Décorés des broderies, de billes et de tissus divers, les accessoires et vêtements que j’élabore constituent une deuxième peau communiquant la manière dont je vis sensiblement. Mon costume célèbre par ses couleurs et son extravagance ma capacité à ressentir, à imaginer et à m’exprimer. J’associe mon travail à la joie qui, selon les activistes carla bergman et Nick Montgomery, « renvoie à notre capacité à affecter et à être affecté.e.s, à prendre activement part à la transformation collective, à accepter d’en être bouleversé.e.s. La joie […] est une façon d’habiter pleinement nos mondes » (bergman et Montgomery, 2017/2021, quatrième de couverture). Encouragée par leur parole et celle d’autres auteur.e.s féministes comme Audre Lorde, j’honore mon besoin de rêver par la création de parures pour mon corps.
Ma démarche s’inscrit dans un réseau de pratiques artistiques s’intéressant à la fois au processus de fabrication du costume, au discours véhiculé par la forme portée et à l’expérience vécue par l’individu couvrant son corps. Je m’inspire notamment du travail de Teri Greeves et de Yuka Oyama pour penser le costume comme un recueil d’histoires personnelles. Activé par le mouvement du corps en dialogue avec l’univers partagé, le vêtement sculptural ouvre un espace autre situé entre les sphères privée et publique.

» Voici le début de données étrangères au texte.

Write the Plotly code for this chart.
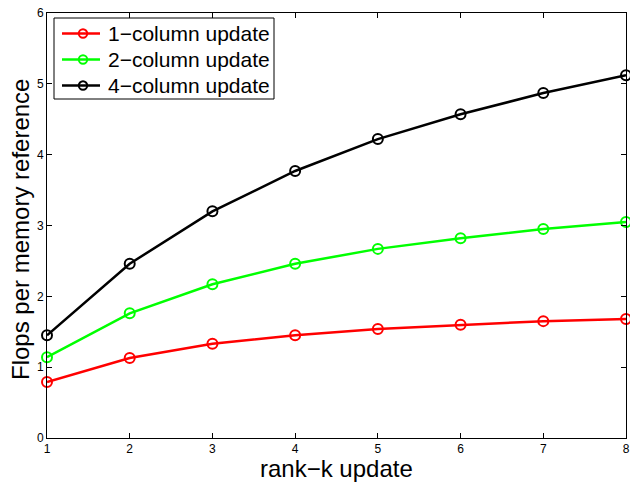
import plotly.graph_objects as go

k = [1, 2, 3, 4, 5, 6, 7, 8]
one_col = [0.79, 1.13, 1.33, 1.45, 1.54, 1.60, 1.65, 1.68]
two_col = [1.14, 1.76, 2.17, 2.46, 2.67, 2.82, 2.95, 3.05]
four_col = [1.45, 2.46, 3.20, 3.77, 4.22, 4.57, 4.87, 5.12]
names = ["1\u2212column update", "2\u2212column update", "4\u2212column update"]
colors = ["#ff0000", "#00ff00", "#000000"]
x_title = "rank\u2212k update"
y_title = "Flops per memory reference"

FONT = "Liberation Sans, Arial"
# plot area target in page px: x 47..626, y 13..438 (body margin removed via post_script)
PL, PR, PT, PB = 47, 626, 13, 438


def px(xp):
    return (xp - PL) / (PR - PL)


def py(yp):
    return (PB - yp) / (PB - PT)


fig = go.Figure()
for name, ys, c in zip(names, [one_col, two_col, four_col], colors):
    fig.add_trace(go.Scatter(
        x=k, y=ys, mode="lines+markers", name=name, showlegend=False,
        line=dict(color=c, width=2.5),
        marker=dict(symbol="circle-open", size=10, color=c, line=dict(width=2, color=c)),
        cliponaxis=False,
    ))

axis_common = dict(
    showline=True, linecolor="black", linewidth=1, mirror="ticks",
    ticks="inside", ticklen=5, tickcolor="black", showgrid=False, zeroline=False,
    automargin=False,
    tickfont=dict(family=FONT, size=12, color="black"),
)

shapes = [dict(type="rect", xref="paper", yref="paper", x0=px(54), x1=px(274), y0=py(99), y1=py(18),
               line=dict(color="black", width=1), fillcolor="white", layer="above")]
annotations = []
row_y = [33.5, 59.5, 85.5]
for name, c, ry in zip(names, colors, row_y):
    shapes.append(dict(type="line", xref="paper", yref="paper", x0=px(62), x1=px(100), y0=py(ry), y1=py(ry),
                       line=dict(color=c, width=2.5), layer="above"))
    shapes.append(dict(type="circle", xref="paper", yref="paper", x0=px(83 - 4.2), x1=px(83 + 4.2),
                       y0=py(ry + 4.2), y1=py(ry - 4.2), line=dict(color=c, width=2), fillcolor="rgba(0,0,0,0)",
                       layer="above"))
    annotations.append(dict(text=name, xref="paper", yref="paper", x=px(106), y=py(ry), xanchor="left",
                            yanchor="middle", showarrow=False, font=dict(family=FONT, size=21, color="black")))

annotations += [
    dict(text=x_title, xref="paper", yref="paper", x=0.5, y=0, yshift=-30, xanchor="center", yanchor="middle",
         showarrow=False, font=dict(family=FONT, size=24, color="black")),
    dict(text=y_title, xref="paper", yref="paper", x=0, y=0.5, xshift=-27, yshift=-4.5,
         xanchor="center", yanchor="middle", textangle=-90,
         showarrow=False, font=dict(family=FONT, size=24, color="black")),
]

fig.update_layout(
    width=630, height=485,
    margin=dict(l=PL, r=630 - PR, t=PT, b=485 - PB),
    paper_bgcolor="white", plot_bgcolor="white",
    xaxis=dict(range=[1, 8], tickvals=k, **axis_common),
    yaxis=dict(range=[0, 6], tickvals=[0, 1, 2, 3, 4, 5, 6], **axis_common),
    showlegend=False,
    shapes=shapes,
    annotations=annotations,
)
fig.write_html("out.html", config={"displayModeBar": False},
               post_script="document.body.style.margin='0';document.body.style.overflow='hidden';")
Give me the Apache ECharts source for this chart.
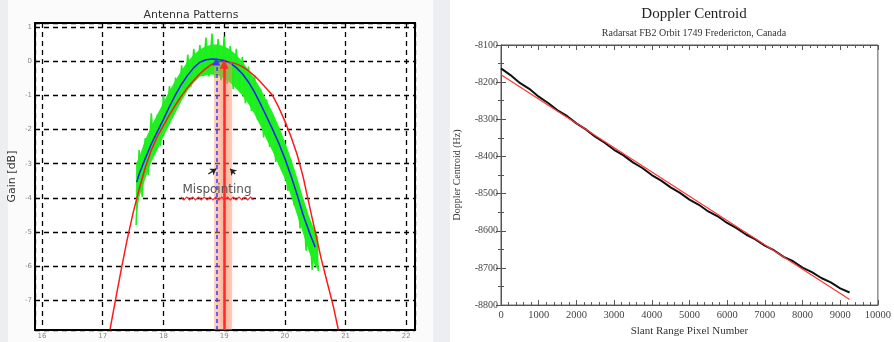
<!DOCTYPE html>
<html>
<head>
<meta charset="utf-8">
<script src="https://cdn.jsdelivr.net/npm/echarts@6/dist/echarts.min.js"></script>
<style>
  html, body { margin: 0; padding: 0; background: #eceff2; }
  #chart { width: 894px; height: 342px; }
</style>
</head>
<body>
<div id="chart"></div>
<script>
// ---- left: antenna patterns (gain in dB vs angle) ----
var redX = [17.12, 17.2, 17.3, 17.4, 17.5, 17.6, 17.7, 17.8, 17.9, 18.0, 18.1, 18.2, 18.3, 18.4, 18.5, 18.6, 18.7, 18.8, 18.9, 19.0,
            19.1, 19.2, 19.3, 19.4, 19.5, 19.6, 19.7, 19.8, 19.9, 20.0, 20.1, 20.2, 20.3, 20.4, 20.5, 20.6, 20.7, 20.8, 20.88];
var redGain = [-7.87, -7.1, -6.15, -5.25, -4.45, -3.75, -3.12, -2.6, -2.2, -1.88, -1.56, -1.27, -1.0, -0.76, -0.55, -0.36, -0.2, -0.08, -0.01, 0,
               -0.02, -0.07, -0.15, -0.27, -0.42, -0.6, -0.8, -1.0, -1.35, -1.75, -2.2, -2.72, -3.38, -4.2, -5.0, -5.8, -6.5, -7.2, -7.87];

var blueX = [17.56, 17.6, 17.7, 17.8, 17.9, 18.0, 18.1, 18.2, 18.3, 18.4, 18.5, 18.6, 18.7, 18.8, 18.9,
             19.0, 19.1, 19.2, 19.3, 19.4, 19.5, 19.6, 19.7, 19.8, 19.9, 20.0, 20.1, 20.2, 20.3, 20.4, 20.5];
var blueGain = [-3.54, -3.3, -2.85, -2.42, -2.06, -1.7, -1.32, -0.97, -0.66, -0.4, -0.18, -0.02, 0.05, 0.07, 0.06,
                0.03, -0.05, -0.18, -0.36, -0.6, -0.9, -1.25, -1.62, -2.0, -2.4, -2.85, -3.35, -3.9, -4.5, -5.0, -5.45];

// measured (noisy) pattern: band edges and spikes
var bandX = [17.55, 17.6, 17.7, 17.8, 17.9, 18.0, 18.1, 18.2, 18.3, 18.4, 18.5, 18.6, 18.7, 18.8, 18.9, 19.0,
             19.1, 19.2, 19.3, 19.4, 19.5, 19.6, 19.7, 19.8, 19.9, 20.0, 20.1, 20.2, 20.3, 20.4, 20.5, 20.55];
var bandLow = [-4.6, -4.0, -3.45, -2.95, -2.6, -2.2, -1.85, -1.5, -1.15, -0.85, -0.62, -0.45, -0.4, -0.38, -0.42, -0.5,
               -0.62, -0.8, -1.0, -1.25, -1.55, -1.9, -2.3, -2.65, -3.05, -3.45, -3.95, -4.5, -5.05, -5.6, -6.0, -6.1];
var bandHigh = [-3.0, -2.8, -2.3, -1.9, -1.55, -1.2, -0.85, -0.55, -0.25, 0.0, 0.2, 0.35, 0.45, 0.5, 0.5, 0.45,
                0.35, 0.2, 0.0, -0.25, -0.5, -0.8, -1.15, -1.5, -1.9, -2.35, -2.85, -3.4, -4.0, -4.55, -5.0, -5.15];

var greenX = [17.55, 17.6, 17.65, 17.7, 17.75, 17.8, 17.85, 17.9, 17.95, 18.0, 18.05, 18.1, 18.15, 18.2, 18.25, 18.3, 18.35, 18.4, 18.45, 18.5,
              18.55, 18.6, 18.65, 18.7, 18.75, 18.8, 18.85, 18.9, 18.95, 19.0, 19.05, 19.1, 19.15, 19.2, 19.25, 19.3, 19.35, 19.4, 19.45, 19.5,
              19.55, 19.6, 19.65, 19.7, 19.75, 19.8, 19.85, 19.9, 19.95, 20.0, 20.05, 20.1, 20.15, 20.2, 20.25, 20.3, 20.35, 20.4, 20.45, 20.5, 20.55];
var greenGain = [-4.8, -2.6, -3.97, -2.25, -3.33, -1.52, -2.74, -1.56, -2.48, -1.0, -1.91, -0.72, -1.64, -0.47, -1.26, -0.11, -0.93, 0.2, -0.74, 0.37,
                 -0.5, 0.48, -0.43, 0.7, -0.44, 0.82, -0.48, 0.66, -0.55, 0.73, -0.66, 0.45, -0.81, 0.37, -0.87, 0.14, -1.23, -0.15, -1.45, -0.4,
                 -1.72, -0.8, -2.23, -1.12, -2.51, -1.6, -2.95, -1.95, -3.22, -2.45, -3.8, -2.9, -4.22, -3.5, -4.9, -4.05, -5.55, -4.6, -6.12, -4.95, -6.15];

var mispointBlueX = 18.87;
var mispointRedX = 19.0;

// ---- right: doppler centroid vs slant range pixel ----
var pixelX = [0, 250, 500, 750, 1000, 1250, 1500, 1750, 2000, 2250, 2500, 2750, 3000, 3250, 3500, 3750, 4000, 4250, 4500, 4750,
              5000, 5250, 5500, 5750, 6000, 6250, 6500, 6750, 7000, 7250, 7500, 7750, 8000, 8250, 8500, 8750, 9000, 9250];
var dopplerHz = [-8163, -8181, -8202, -8218, -8239, -8256, -8276, -8291, -8311, -8327, -8347, -8363, -8382, -8397, -8416, -8431, -8450, -8465, -8483, -8498,
                 -8516, -8530, -8548, -8561, -8579, -8593, -8610, -8623, -8640, -8653, -8670, -8682, -8699, -8711, -8727, -8739, -8755, -8766];
var fitX = [0, 9250];
var fitHz = [-8180, -8785];

function pairs(xs, ys) {
    return xs.map(function (x, i) { return [x, ys[i]]; });
}

var chart = echarts.init(document.getElementById('chart'));

// spell-check squiggle under "Mispointing"
var squiggle = [];
for (var i = 0; i <= 25; i++) {
    squiggle.push([181 + i * 2.9, 198.5 + (i % 2 ? 1.5 : -1.5)]);
}

var serif = '"Liberation Serif", "DejaVu Serif", serif';
var sans = '"DejaVu Sans", "Liberation Sans", sans-serif';
var plain = function (v) { return String(v); };

// green band: one polygon through the high edge and back along the low edge
function renderBand(params, api) {
    if (params.dataIndex !== 0) return null;
    var pts = [];
    for (var k = 0; k < bandX.length; k++) pts.push(api.coord([bandX[k], bandHigh[k]]));
    for (var k2 = bandX.length - 1; k2 >= 0; k2--) pts.push(api.coord([bandX[k2], bandLow[k2]]));
    return {type: 'polygon', shape: {points: pts}, style: {fill: '#22f022'}};
}

chart.setOption({
    backgroundColor: '#eceff2',
    animation: false,
    graphic: {
        elements: [
            {type: 'rect', z: -10, shape: {x: 8, y: 0, width: 425, height: 342}, style: {fill: '#fbfbfb'}},
            {type: 'rect', z: -10, shape: {x: 450, y: 0, width: 444, height: 342}, style: {fill: '#ffffff'}},
            {type: 'text', z: 50, x: 191, y: 15,
             style: {text: 'Antenna Patterns', font: '11px ' + sans, fill: '#333', align: 'center', verticalAlign: 'middle'}},
            {type: 'text', z: 50, x: 217, y: 190,
             style: {text: 'Mispointing', font: '12px ' + sans, fill: '#555', align: 'center', verticalAlign: 'middle'}},
            {type: 'polyline', z: 50, shape: {points: squiggle}, style: {stroke: '#ff2a2a', lineWidth: 1.2, fill: null}},
            {type: 'text', z: 50, x: 694, y: 14,
             style: {text: 'Doppler Centroid', font: '15px ' + serif, fill: '#222', align: 'center', verticalAlign: 'middle'}},
            {type: 'text', z: 50, x: 694, y: 33,
             style: {text: 'Radarsat FB2 Orbit 1749 Fredericton, Canada', font: '10px ' + serif, fill: '#333', align: 'center', verticalAlign: 'middle'}}
        ]
    },
    grid: [
        {left: 35, top: 23, width: 380, height: 307, show: true, backgroundColor: '#ffffff', borderColor: '#000', borderWidth: 2},
        {left: 501, top: 45, width: 385, height: 270, show: true, backgroundColor: '#ffffff', borderColor: '#555', borderWidth: 1}
    ],
    xAxis: [
        {
            gridIndex: 0, type: 'value', min: 15.885, max: 22.143, minInterval: 1, maxInterval: 1,
            axisLine: {show: false}, axisTick: {show: false},
            axisLabel: {showMinLabel: false, showMaxLabel: false, fontSize: 7, color: '#888', margin: 3, fontFamily: sans},
            splitLine: {show: true, lineStyle: {color: '#000', width: 1.3, type: [5, 4]}}
        },
        {
            gridIndex: 1, type: 'value', min: 0, max: 10000, interval: 1000,
            name: 'Slant Range Pixel Number', nameLocation: 'middle', nameGap: 20,
            nameTextStyle: {fontFamily: serif, fontSize: 11, color: '#333'},
            axisLine: {lineStyle: {color: '#555'}},
            axisTick: {inside: true, length: 5, lineStyle: {color: '#555'}},
            minorTick: {show: true, splitNumber: 5, length: 3, lineStyle: {color: '#555'}},
            axisLabel: {fontFamily: serif, fontSize: 10.5, color: '#444', margin: 5, formatter: plain},
            splitLine: {show: false}
        },
        {
            gridIndex: 1, type: 'value', min: 0, max: 10000, interval: 1000, position: 'top',
            axisLine: {lineStyle: {color: '#555'}},
            axisTick: {inside: true, length: 5, lineStyle: {color: '#555'}},
            minorTick: {show: true, splitNumber: 5, length: 3, lineStyle: {color: '#555'}},
            axisLabel: {show: false}, splitLine: {show: false}
        }
    ],
    yAxis: [
        {
            gridIndex: 0, type: 'value', min: -7.88, max: 1.13, minInterval: 1, maxInterval: 1,
            name: 'Gain [dB]', nameLocation: 'middle', nameGap: 17,
            nameTextStyle: {fontFamily: sans, fontSize: 11, color: '#333'},
            axisLine: {show: false}, axisTick: {show: false},
            axisLabel: {showMinLabel: false, showMaxLabel: false, fontSize: 7, color: '#888', margin: 3, fontFamily: sans},
            splitLine: {show: true, lineStyle: {color: '#000', width: 1.3, type: [5, 4]}}
        },
        {
            gridIndex: 1, type: 'value', min: -8800, max: -8100, interval: 100,
            name: 'Doppler Centroid (Hz)', nameLocation: 'middle', nameGap: 39,
            nameTextStyle: {fontFamily: serif, fontSize: 10, color: '#333'},
            axisLine: {lineStyle: {color: '#555'}},
            axisTick: {inside: true, length: 5, lineStyle: {color: '#555'}},
            minorTick: {show: true, splitNumber: 2, length: 3, lineStyle: {color: '#555'}},
            axisLabel: {fontFamily: serif, fontSize: 10, color: '#444', margin: 3, formatter: plain},
            splitLine: {show: false}
        },
        {
            gridIndex: 1, type: 'value', min: -8800, max: -8100, interval: 100, position: 'right',
            axisLine: {lineStyle: {color: '#555'}},
            axisTick: {inside: true, length: 5, lineStyle: {color: '#555'}},
            minorTick: {show: true, splitNumber: 2, length: 3, lineStyle: {color: '#555'}},
            axisLabel: {show: false}, splitLine: {show: false}
        }
    ],
    series: [
        {
            type: 'custom', xAxisIndex: 0, yAxisIndex: 0, z: 2,
            data: bandX.map(function (x, i) { return [x, bandLow[i], bandHigh[i]]; }),
            encode: {x: 0, y: [1, 2]},
            renderItem: renderBand
        },
        {
            type: 'line', xAxisIndex: 0, yAxisIndex: 0, data: pairs(greenX, greenGain),
            showSymbol: false, lineStyle: {color: '#1cf01c', width: 1.6}, z: 2
        },
        {
            type: 'line', xAxisIndex: 0, yAxisIndex: 0, data: pairs(redX, redGain),
            showSymbol: false, lineStyle: {color: '#ff1a1a', width: 1.5}, z: 3
        },
        {
            type: 'line', xAxisIndex: 0, yAxisIndex: 0, data: pairs(blueX, blueGain),
            showSymbol: false, lineStyle: {color: '#1a1aff', width: 1.5}, z: 4
        },
        // mispointing glow + arrows
        {
            type: 'lines', coordinateSystem: 'cartesian2d', xAxisIndex: 0, yAxisIndex: 0, z: 5,
            data: [{coords: [[mispointRedX - 0.03, -7.88], [mispointRedX - 0.03, -0.02]]}],
            lineStyle: {color: 'rgba(248,160,120,0.45)', width: 18, opacity: 1}, symbol: 'none'
        },
        {
            type: 'lines', coordinateSystem: 'cartesian2d', xAxisIndex: 0, yAxisIndex: 0, z: 6,
            data: [{coords: [[mispointRedX, -7.88], [mispointRedX, -0.08]]}],
            lineStyle: {color: '#ff2a2a', width: 2.5, opacity: 1, shadowBlur: 8, shadowColor: 'rgba(255,70,40,0.9)'},
            symbol: ['none', 'triangle'], symbolSize: 9
        },
        {
            type: 'lines', coordinateSystem: 'cartesian2d', xAxisIndex: 0, yAxisIndex: 0, z: 7,
            data: [{coords: [[mispointBlueX, -7.88], [mispointBlueX, 0.0]]}],
            lineStyle: {color: '#3a3aff', width: 1.5, opacity: 1, type: [4, 3]},
            symbol: ['none', 'triangle'], symbolSize: 8
        },
        {
            type: 'lines', coordinateSystem: 'cartesian2d', xAxisIndex: 0, yAxisIndex: 0, z: 8,
            data: [
                {coords: [[18.74, -3.3], [18.87, -3.15]]},
                {coords: [[19.18, -3.3], [19.1, -3.15]]}
            ],
            lineStyle: {color: '#222', width: 1.3, opacity: 1},
            symbol: ['none', 'arrow'], symbolSize: 6
        },
        // doppler centroid
        {
            type: 'line', xAxisIndex: 1, yAxisIndex: 1, data: pairs(pixelX, dopplerHz),
            showSymbol: false, lineStyle: {color: '#111', width: 2}, z: 3
        },
        {
            type: 'line', xAxisIndex: 1, yAxisIndex: 1, data: pairs(fitX, fitHz),
            showSymbol: false, lineStyle: {color: '#ff3333', width: 1.2}, z: 4
        }
    ]
});
</script>
</body>
</html>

La préciosité de mon costume, associée aux récits qu’il transporte ainsi qu’aux heures passées à méticuleusement le confectionner, m’incite à me déplacer avec soin et lenteur. J’invite la poésie dans le quotidien urbain en offrant des parades calmes et silencieuses dans les lieux observés au début du projet. Je convie les gens à assister à mes déambulations, qui ont le potentiel de susciter la curiosité de personnes passantes également. Mes cahiers à dessin, mon costume et la documentation photographique de mes performances seront présentés à l’occasion d’une exposition en galerie.
RÉFÉRENCE
bergman, c. et Montgomery, N. (2021). Chapitre 1 : L’Empire, le militantisme et la joie. Dans Joie militante : Construire des luttes en prise avec leurs mondes (2e éd., J. Rousseau, trad., p. 51-84). Éditions du commun. (Publication originale en 2017)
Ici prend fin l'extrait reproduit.